**EXERCISE AIM**
Go through the listing beneath this task and return every line that carries the string "chart".

++++++

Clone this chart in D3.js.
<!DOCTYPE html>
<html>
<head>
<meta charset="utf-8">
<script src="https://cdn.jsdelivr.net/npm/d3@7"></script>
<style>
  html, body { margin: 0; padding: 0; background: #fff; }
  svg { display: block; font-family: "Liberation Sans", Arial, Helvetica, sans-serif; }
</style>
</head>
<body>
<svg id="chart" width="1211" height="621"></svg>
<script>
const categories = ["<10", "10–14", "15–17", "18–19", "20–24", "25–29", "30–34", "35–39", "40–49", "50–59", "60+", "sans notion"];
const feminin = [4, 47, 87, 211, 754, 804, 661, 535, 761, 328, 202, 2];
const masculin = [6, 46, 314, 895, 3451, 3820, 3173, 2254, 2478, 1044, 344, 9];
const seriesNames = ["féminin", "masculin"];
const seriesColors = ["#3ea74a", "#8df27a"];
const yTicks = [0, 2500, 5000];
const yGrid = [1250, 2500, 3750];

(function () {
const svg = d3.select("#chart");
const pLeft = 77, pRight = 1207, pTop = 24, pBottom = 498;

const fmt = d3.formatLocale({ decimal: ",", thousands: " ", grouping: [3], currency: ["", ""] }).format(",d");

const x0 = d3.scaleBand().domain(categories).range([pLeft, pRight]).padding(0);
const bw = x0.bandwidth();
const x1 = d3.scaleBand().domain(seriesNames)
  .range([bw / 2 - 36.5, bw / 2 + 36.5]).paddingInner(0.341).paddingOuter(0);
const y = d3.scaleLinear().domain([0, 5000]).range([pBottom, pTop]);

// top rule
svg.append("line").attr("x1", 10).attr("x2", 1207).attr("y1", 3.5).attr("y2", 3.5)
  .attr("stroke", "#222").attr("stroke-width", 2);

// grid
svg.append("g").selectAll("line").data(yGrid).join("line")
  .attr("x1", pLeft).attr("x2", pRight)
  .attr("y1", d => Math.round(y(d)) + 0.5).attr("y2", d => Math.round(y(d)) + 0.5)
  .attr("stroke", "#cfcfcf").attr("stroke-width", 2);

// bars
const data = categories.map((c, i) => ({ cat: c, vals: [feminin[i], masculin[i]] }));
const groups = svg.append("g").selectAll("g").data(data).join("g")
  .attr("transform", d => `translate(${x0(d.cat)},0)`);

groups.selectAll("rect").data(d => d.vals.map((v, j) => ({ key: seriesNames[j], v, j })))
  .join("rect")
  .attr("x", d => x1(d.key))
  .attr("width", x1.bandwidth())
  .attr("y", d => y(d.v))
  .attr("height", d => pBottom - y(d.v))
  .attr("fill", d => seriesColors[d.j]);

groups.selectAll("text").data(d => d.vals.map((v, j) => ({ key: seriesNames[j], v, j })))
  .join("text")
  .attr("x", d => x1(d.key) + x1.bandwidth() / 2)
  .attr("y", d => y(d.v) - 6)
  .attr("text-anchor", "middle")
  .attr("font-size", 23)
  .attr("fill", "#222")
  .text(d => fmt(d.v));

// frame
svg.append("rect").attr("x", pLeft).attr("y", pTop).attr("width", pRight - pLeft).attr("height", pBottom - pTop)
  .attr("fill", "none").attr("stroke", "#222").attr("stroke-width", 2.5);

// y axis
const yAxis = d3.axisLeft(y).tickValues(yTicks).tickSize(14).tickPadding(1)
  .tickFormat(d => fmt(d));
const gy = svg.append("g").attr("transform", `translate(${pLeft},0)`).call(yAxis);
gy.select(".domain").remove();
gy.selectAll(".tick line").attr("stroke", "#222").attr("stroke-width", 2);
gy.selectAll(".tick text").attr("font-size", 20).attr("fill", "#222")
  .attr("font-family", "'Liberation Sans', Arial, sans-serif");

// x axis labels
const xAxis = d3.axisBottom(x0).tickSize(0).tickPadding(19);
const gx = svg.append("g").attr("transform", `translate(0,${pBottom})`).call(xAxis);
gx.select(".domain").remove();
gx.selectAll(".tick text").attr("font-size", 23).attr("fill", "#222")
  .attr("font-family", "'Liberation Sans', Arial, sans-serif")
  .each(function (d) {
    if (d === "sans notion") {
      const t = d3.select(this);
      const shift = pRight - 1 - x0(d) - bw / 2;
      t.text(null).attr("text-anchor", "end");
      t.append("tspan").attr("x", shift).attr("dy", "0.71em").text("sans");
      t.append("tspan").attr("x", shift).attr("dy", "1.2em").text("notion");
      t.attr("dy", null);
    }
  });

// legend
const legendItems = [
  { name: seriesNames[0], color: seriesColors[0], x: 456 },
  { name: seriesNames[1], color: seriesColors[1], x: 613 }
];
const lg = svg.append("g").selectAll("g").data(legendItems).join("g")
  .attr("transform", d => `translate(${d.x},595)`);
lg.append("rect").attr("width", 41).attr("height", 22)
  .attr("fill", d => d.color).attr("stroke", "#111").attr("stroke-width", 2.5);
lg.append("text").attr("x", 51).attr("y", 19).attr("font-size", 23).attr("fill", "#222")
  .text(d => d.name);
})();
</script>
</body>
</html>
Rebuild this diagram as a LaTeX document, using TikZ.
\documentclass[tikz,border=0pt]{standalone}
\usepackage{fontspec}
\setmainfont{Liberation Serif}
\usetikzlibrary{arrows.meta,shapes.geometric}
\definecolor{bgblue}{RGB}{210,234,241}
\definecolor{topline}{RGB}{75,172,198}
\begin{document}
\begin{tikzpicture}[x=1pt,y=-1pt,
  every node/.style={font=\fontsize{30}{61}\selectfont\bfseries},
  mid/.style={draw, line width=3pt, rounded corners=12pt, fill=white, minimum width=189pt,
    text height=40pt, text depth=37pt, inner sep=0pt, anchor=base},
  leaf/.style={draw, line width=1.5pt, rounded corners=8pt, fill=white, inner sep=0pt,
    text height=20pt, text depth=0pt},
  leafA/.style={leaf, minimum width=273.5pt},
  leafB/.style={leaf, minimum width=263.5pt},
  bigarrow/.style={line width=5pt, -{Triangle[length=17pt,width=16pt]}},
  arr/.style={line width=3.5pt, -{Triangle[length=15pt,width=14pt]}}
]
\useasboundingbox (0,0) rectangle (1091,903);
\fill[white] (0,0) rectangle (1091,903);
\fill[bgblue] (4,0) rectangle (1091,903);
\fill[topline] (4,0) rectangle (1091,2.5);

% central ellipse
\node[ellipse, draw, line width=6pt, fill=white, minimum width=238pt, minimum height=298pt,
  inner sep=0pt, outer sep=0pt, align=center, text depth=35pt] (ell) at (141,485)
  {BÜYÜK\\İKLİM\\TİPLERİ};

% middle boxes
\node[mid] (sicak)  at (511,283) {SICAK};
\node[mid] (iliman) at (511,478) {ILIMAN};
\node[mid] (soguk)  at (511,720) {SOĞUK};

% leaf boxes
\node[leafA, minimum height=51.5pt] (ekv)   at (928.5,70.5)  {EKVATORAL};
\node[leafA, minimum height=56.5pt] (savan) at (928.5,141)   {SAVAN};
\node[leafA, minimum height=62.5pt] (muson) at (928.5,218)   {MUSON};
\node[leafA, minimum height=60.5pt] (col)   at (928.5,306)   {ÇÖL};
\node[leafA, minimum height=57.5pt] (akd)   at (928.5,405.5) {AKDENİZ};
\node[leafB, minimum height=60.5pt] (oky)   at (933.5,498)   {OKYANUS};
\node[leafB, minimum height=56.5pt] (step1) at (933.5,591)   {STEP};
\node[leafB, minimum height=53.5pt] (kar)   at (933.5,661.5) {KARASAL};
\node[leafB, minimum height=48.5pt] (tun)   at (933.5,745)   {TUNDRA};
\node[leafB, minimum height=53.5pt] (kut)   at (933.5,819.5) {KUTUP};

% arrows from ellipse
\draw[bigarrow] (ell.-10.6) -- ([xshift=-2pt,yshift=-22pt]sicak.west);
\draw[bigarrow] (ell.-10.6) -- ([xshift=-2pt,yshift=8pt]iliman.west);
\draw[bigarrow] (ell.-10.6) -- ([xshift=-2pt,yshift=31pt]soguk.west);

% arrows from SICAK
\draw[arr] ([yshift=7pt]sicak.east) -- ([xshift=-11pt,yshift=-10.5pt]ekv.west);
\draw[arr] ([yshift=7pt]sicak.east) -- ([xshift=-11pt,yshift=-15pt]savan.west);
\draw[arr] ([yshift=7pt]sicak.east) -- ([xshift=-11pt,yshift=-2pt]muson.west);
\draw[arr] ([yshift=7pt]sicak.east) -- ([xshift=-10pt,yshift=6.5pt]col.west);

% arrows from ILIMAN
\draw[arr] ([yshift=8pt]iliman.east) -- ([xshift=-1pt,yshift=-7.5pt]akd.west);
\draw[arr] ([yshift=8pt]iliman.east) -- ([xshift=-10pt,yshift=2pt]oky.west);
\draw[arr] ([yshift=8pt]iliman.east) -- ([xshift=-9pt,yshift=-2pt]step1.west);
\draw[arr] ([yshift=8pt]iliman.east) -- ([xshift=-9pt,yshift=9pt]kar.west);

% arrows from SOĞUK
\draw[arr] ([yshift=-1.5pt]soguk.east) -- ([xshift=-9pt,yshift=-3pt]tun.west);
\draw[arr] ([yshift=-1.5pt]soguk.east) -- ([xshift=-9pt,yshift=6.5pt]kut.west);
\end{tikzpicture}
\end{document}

++++++

**EXERCISE SOLUTION**
Clone this chart in D3.js.
<svg id="chart" width="1211" height="621"></svg>
const svg = d3.select("#chart");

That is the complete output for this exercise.